Japoński SUV tani także z LPG
Zarówno Renault Captur, jak i Mitsubishi ASX otrzymały w tym roku lifting. Japoński SUV utrzymał cenę poniżej 100 tys. zł, bo rocznik modelowy 2025 oferowany jest już od 95 990 zł. Tyle zapłacimy za podstawową wersję wyposażenia Inform z 91-konnym silnikiem benzynowym pod maską. 1-litrowa, uturbiona jednostka z 6-biegową skrzynią manualną oferuje spalanie na poziomie 5,5 l/100 km.

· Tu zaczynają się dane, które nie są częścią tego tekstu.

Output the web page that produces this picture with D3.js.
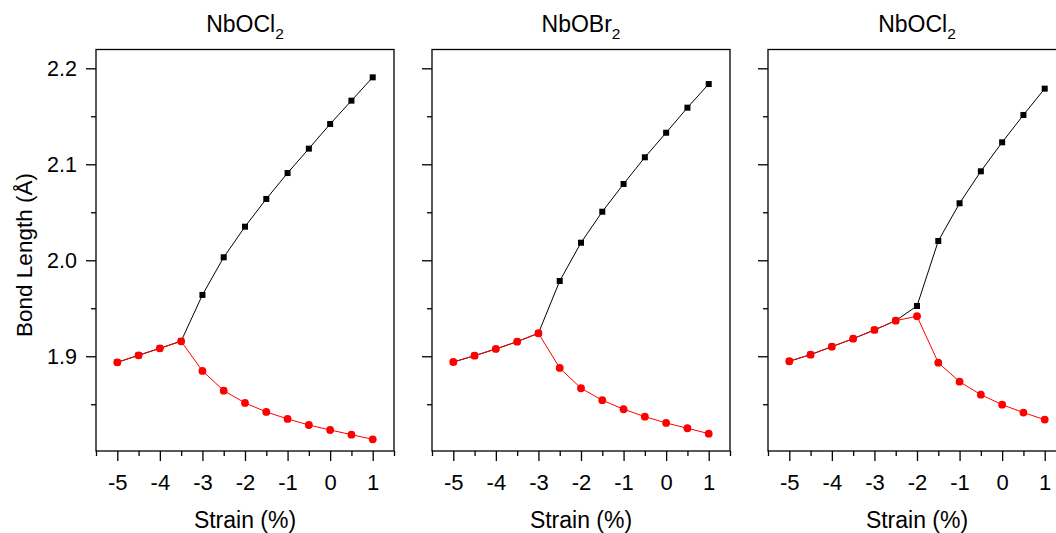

Jednak atrakcyjna cenowo jest też wersja ze 100-konnym silnikiem 1.0T zasilanym benzyną i LPG. Zużycie autogazu w cyklu średnim to 7,2 l/100 km.
W standardzie otrzymujemy przede wszystkim bezpieczeństwo, bo japoński SUV ma czołowe, boczne i kurtynowe poduszki powietrzne. Oprócz licznych systemów asystujących na wyposażeniu są też tylne czujniki parkowania z kamerą, za którą nie trzeba dopłacać. Lusterka zewnętrzne są nie tylko elektrycznie regulowane, ale i podgrzewane. Poliftingowe reflektory są w technologii LED. W środku już w bazowej wersji wyposażenia mamy dość duży wyświetlacz 10,4″. Za kierownicą cyfrowe wskaźniki pokazywane są na 7-calowym ekranie. Nie brakuje też bezprzewodowego Android Auto lub Apple CarPlay, a także paru innych udogodnień.

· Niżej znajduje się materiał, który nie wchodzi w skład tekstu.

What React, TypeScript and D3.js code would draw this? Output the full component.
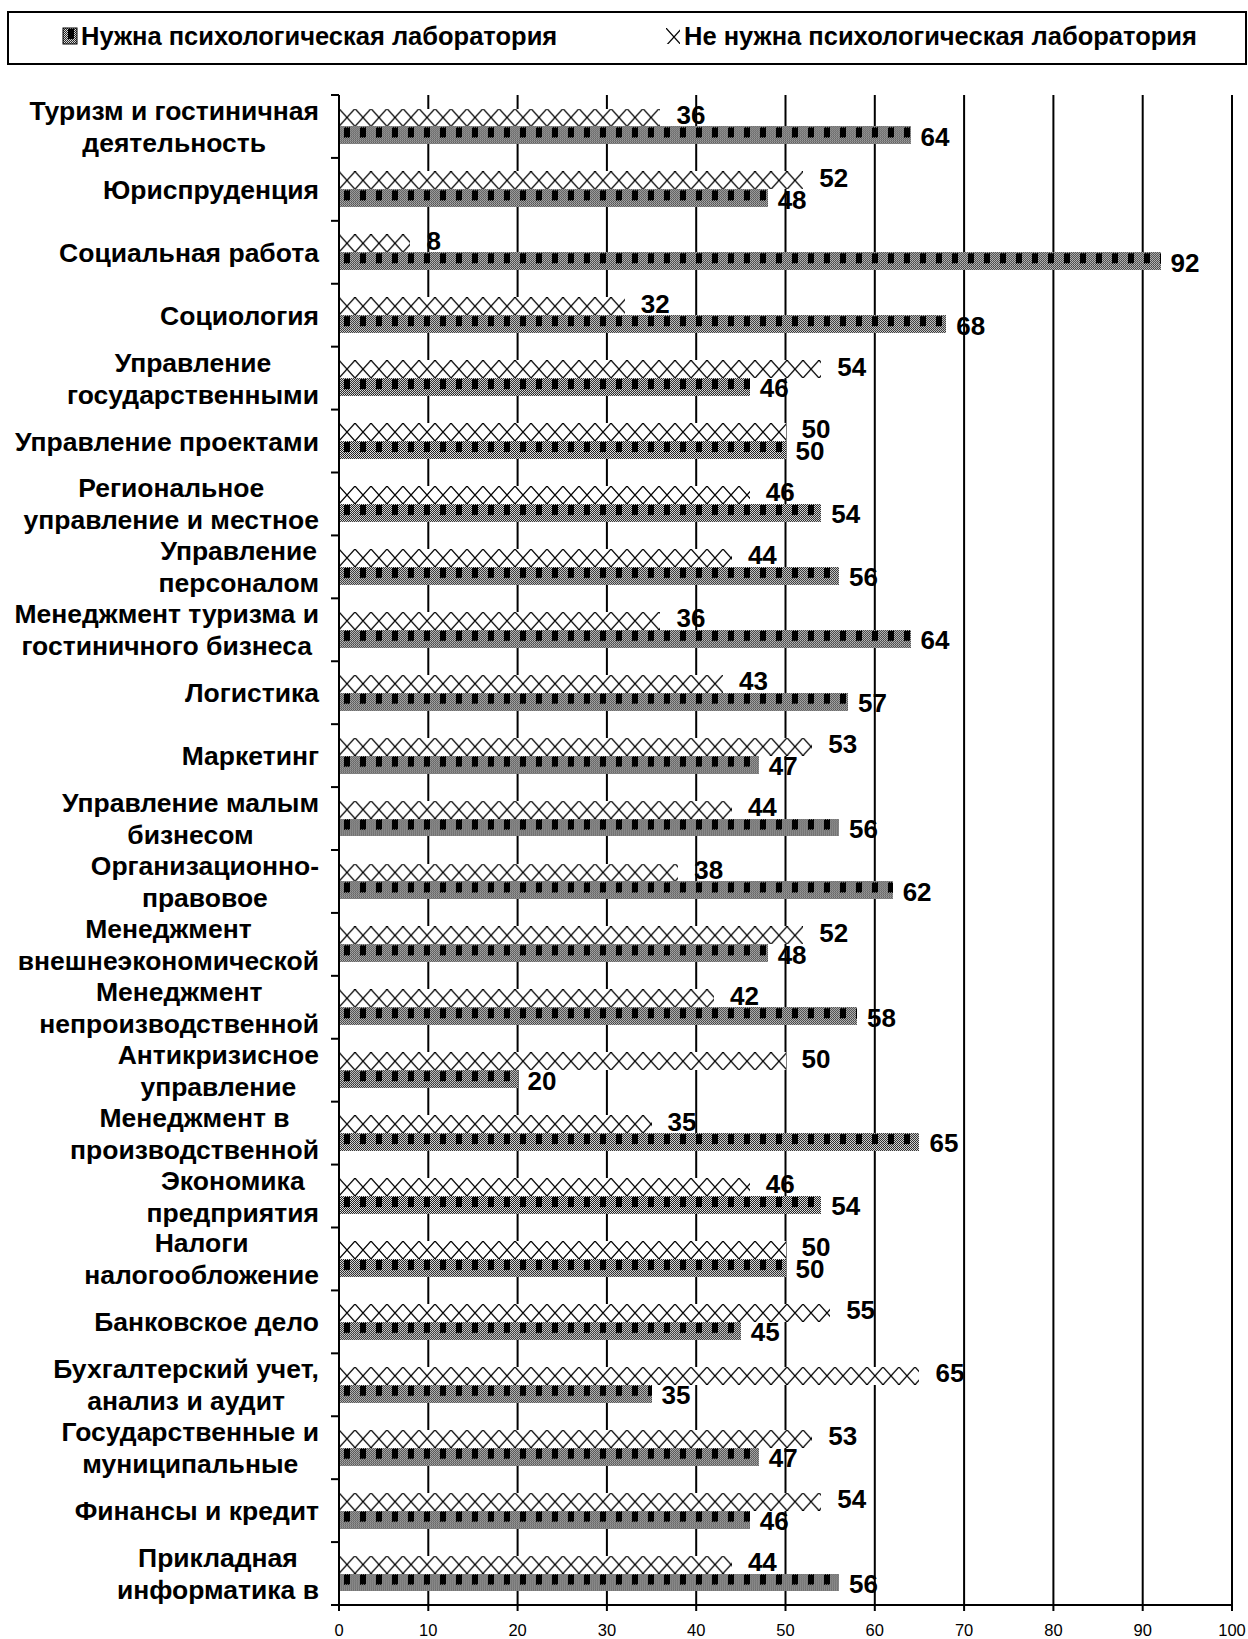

Jednak Mitsubishi zachęca klientów do wyboru ASX jako miękkiej hybrydy. Te pod maską mają silnik o pojemności 1,3 litra, który zużywa podobną ilość benzyny, ale oferuje dużo więcej mocy. Układ hybrydowy generuje 140 KM dla wersji z manualną skrzynią i 158 KM dla odmiany z 7-stopniowym automatem. Ceny hybryd są niemniej atrakcyjne, bo wynoszą 106 990 zł (manual) i 116 990 zł (automat). Warto zaznaczyć, że obie mają o jedną półkę wyższe wyposażenie (Invite) niż zwykłe benzyniaki. Wersja ze skrzynią DCT7 jako jedyna w gamie ma też wyższe wersje wyposażenia Intense oraz Instyle.

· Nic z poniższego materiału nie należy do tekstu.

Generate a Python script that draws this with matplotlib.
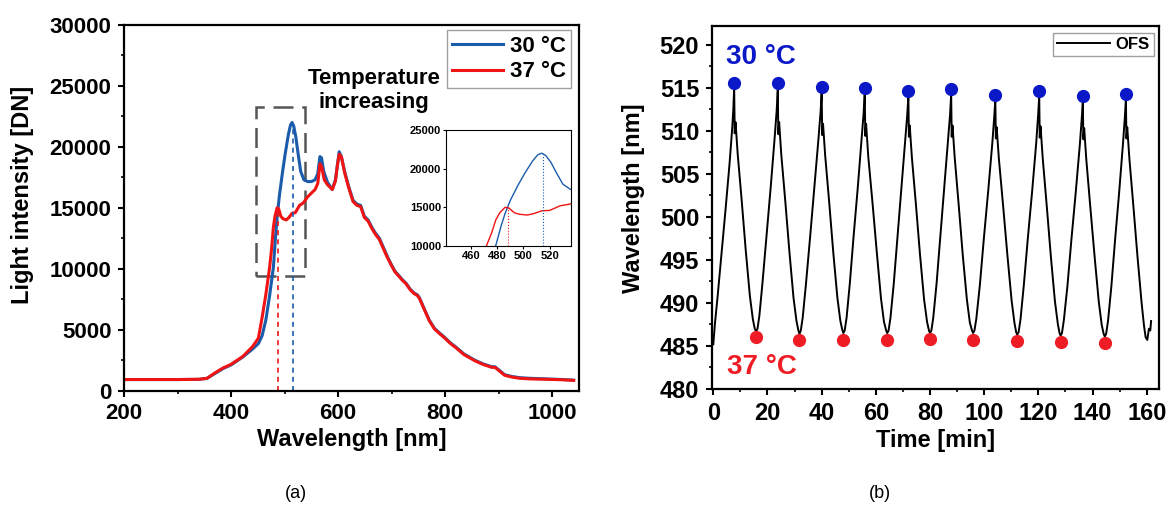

Mitsubishi ASX to droższy bliźniak
Mimo bardzo dużego podobieństwa Mitsubishi ASX do Renault Captura, to cenowo francuskiego bliźniaka oferuje się w Polsce jeszcze taniej niż japońskiego SUV-a. Różnica wynosi nawet 10 tys. zł, bo wersja z 90-konnym silnikiem startuje w salonach Renault od 86 800 zł, a 100-konny benzyniak z LPG od 89 900 zł. Co ważne, Renault oferuje Captura z najsłabszym silnikiem także z lepszym wyposażeniem w cenie ASX-a w „biedzie”. Francuski SUV zyskuje chociażby indukcyjną ładowarkę smartfona czy przyciemniane tylne szyby. To wszystko przy cenie od 95 600 zł, czyli wciąż taniej od farbowanego „miśka”. Cenny hybryd zaczynają się już na zbliżonym pułapie, ale wciąż to Renault daje lepsze wyposażenie.